The Near Witch by Victoria Schwab
Released: August 2, 2011
The Near Witch is only an old story told to frighten children.
If the wind calls at night, you must not listen. The wind is lonely, and always looking for company.
And there are no strangers in the town of Near.
These are the truths that Lexi has heard all her life.
But when an actual stranger—a boy who seems to fade like smoke—appears outside her home on the moor at night, she knows that at least one of these sayings is no longer true.
The next night, the children of Near start disappearing from their beds, and the mysterious boy falls under suspicion. Still, he insists on helping Lexi search for them. Something tells her she can trust him.
As the hunt for the children intensifies, so does Lexi’s need to know—about the witch that just might be more than a bedtime story, about the wind that seems to speak through the walls at night, and about the history of this nameless boy.
Part fairy tale, part love story, Victoria Schwab’s debut novel is entirely original yet achingly familiar: a song you heard long ago, a whisper carried by the wind, and a dream you won’t soon forget.
Victoria Schwab writing in The Near Witch reads like a seasoned professional. It's filled with lovely, descriptive imagery that brings Lexi's story to life and by the time you've finished it, you wonder if this is an old fairytale you've only read now for the first time. Yet it still brings to mind familiar stories, like the Pied Piper which lend it a sense of nostalgia most newly published books are missing.
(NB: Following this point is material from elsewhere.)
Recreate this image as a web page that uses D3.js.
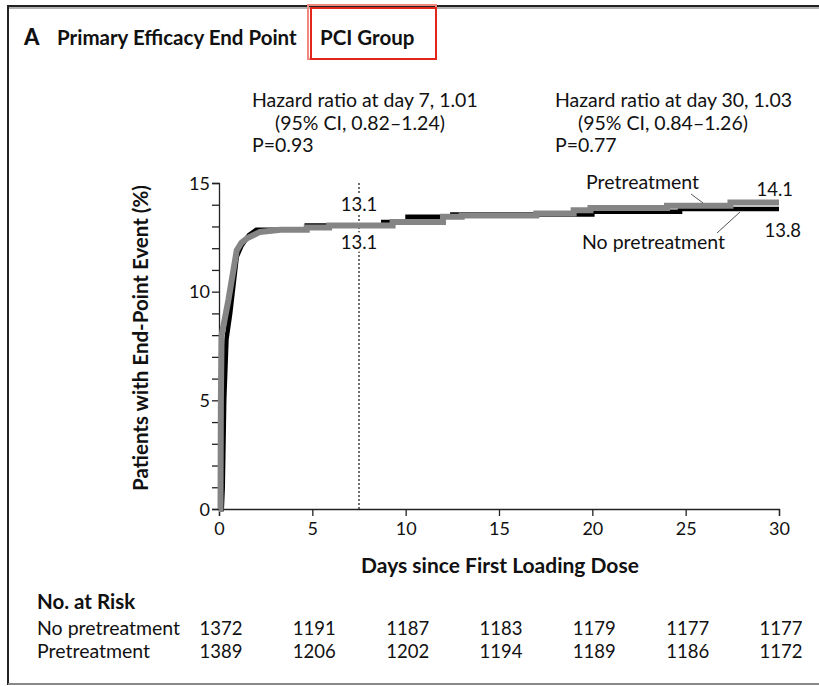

The Near Witch is a classic, timeless piece and it is just as enchanting as older tales. The old stories which intoxicate Lexi so much to draw her in to the ancient mysteries of Near work just as well on the reader, if not better.
That being said, this novel is short, yet it didn't feel that way until I was finished reading it. Schwab's development is patient and well-timed, although I did find the first 50 pages or so to be slower than the rest in the buildup it took to create the setting of Near (which was well worth it).
I really did have some problems with Lexi's choices as well, but they stem from my experiene as an older sister. With everything happening in Near and Lexi's close proximity to the events, the last thing I would do is leave my little sister on her own, which frustrated me with Lexi as a character.
Besides that, however, The Near Witch is a stunning, captivating tale and Schwab does not disappoint. She lives up to every expectation, and will clearly develop excellent books in the future.